◆ **Problem requirements**: From the listing below, pull out the lines that hold "source".

** Begin **

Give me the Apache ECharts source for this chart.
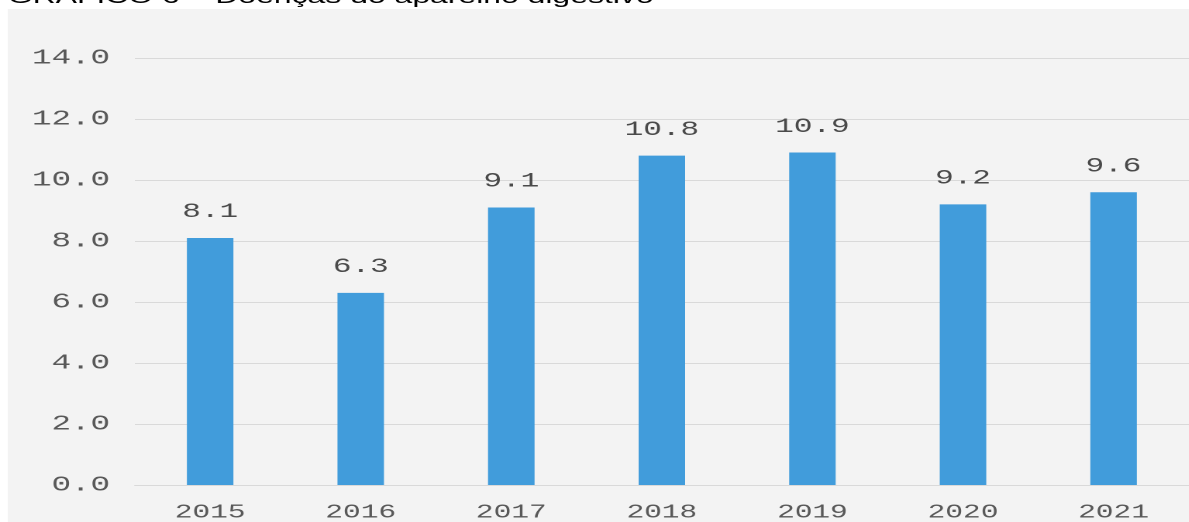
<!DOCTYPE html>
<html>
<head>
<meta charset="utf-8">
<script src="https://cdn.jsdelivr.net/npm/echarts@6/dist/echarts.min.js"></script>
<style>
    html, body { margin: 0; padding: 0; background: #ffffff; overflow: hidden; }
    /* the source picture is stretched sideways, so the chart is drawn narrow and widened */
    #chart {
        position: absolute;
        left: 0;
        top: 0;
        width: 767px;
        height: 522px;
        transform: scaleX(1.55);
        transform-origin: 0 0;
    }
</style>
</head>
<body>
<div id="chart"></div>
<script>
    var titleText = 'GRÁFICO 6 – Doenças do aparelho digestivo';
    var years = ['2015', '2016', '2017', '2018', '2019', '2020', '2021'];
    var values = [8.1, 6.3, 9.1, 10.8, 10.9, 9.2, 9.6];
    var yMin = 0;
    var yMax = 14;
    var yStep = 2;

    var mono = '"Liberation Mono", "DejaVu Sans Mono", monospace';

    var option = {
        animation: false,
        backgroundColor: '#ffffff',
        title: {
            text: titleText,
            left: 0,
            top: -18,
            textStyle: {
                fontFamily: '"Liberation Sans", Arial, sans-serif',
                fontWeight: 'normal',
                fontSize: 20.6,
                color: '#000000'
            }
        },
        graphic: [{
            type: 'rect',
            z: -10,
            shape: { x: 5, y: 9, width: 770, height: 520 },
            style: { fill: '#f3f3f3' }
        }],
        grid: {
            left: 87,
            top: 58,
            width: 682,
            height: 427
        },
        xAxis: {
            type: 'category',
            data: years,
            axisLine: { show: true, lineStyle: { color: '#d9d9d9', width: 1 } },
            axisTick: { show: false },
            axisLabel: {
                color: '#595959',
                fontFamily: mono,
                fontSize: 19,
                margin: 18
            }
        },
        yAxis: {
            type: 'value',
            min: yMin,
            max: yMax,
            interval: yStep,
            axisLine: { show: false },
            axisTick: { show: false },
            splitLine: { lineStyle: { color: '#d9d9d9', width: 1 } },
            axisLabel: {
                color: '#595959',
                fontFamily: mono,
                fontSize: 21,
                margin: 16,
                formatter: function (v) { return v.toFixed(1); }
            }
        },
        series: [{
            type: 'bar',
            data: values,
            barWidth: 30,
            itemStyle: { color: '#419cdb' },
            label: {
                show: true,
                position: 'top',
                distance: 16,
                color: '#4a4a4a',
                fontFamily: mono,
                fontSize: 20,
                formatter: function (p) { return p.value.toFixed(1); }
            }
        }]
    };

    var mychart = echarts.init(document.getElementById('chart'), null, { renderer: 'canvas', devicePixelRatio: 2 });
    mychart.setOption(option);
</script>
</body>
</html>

** End **
** Begin **

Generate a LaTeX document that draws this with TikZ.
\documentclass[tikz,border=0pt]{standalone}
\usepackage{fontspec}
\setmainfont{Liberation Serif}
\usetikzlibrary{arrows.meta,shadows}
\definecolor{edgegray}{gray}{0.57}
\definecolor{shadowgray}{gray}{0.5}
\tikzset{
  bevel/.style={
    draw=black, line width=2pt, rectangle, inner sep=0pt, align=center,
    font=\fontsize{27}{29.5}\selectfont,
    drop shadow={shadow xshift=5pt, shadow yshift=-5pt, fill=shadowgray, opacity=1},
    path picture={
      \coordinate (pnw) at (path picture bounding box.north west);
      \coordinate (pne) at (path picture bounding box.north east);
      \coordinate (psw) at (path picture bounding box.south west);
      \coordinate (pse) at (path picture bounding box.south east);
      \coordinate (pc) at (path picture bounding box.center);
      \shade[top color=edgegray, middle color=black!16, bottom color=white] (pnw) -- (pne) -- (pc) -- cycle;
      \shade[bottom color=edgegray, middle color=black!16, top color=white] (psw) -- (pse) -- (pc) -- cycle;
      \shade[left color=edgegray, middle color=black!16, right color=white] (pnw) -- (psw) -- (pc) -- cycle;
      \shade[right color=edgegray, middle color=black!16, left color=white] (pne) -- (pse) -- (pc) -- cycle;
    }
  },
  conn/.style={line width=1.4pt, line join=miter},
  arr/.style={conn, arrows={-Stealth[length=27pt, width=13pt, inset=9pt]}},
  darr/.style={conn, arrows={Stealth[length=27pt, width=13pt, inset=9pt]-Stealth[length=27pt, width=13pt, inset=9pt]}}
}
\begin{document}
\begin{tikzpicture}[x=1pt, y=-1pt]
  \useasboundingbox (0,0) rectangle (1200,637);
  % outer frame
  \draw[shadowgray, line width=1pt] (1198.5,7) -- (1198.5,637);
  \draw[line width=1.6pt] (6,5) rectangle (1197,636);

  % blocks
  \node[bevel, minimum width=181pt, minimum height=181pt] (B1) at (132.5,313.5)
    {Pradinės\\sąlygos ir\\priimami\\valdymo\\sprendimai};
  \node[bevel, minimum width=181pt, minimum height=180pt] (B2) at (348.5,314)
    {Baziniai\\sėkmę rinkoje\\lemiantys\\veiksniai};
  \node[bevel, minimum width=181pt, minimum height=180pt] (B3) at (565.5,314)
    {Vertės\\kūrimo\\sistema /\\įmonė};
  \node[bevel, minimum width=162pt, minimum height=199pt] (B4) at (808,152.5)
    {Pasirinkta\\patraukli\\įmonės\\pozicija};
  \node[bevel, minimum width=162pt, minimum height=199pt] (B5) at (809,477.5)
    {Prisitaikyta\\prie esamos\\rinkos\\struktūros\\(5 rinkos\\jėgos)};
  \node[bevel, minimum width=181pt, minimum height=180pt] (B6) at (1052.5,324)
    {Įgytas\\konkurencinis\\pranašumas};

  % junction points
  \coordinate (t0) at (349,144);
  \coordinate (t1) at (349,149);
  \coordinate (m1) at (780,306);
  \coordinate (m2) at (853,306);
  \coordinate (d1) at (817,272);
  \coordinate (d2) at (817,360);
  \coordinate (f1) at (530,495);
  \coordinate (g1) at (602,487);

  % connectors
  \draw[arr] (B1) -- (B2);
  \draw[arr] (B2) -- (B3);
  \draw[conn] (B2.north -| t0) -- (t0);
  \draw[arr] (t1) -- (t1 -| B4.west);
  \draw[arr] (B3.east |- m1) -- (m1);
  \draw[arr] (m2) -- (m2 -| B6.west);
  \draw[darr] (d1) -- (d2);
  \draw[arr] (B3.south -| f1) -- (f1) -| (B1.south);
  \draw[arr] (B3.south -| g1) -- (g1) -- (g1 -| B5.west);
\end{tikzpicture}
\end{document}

** End **

◆ **Output for this task**:
Give me the Apache ECharts source for this chart.
    /* the source picture is stretched sideways, so the chart is drawn narrow and widened */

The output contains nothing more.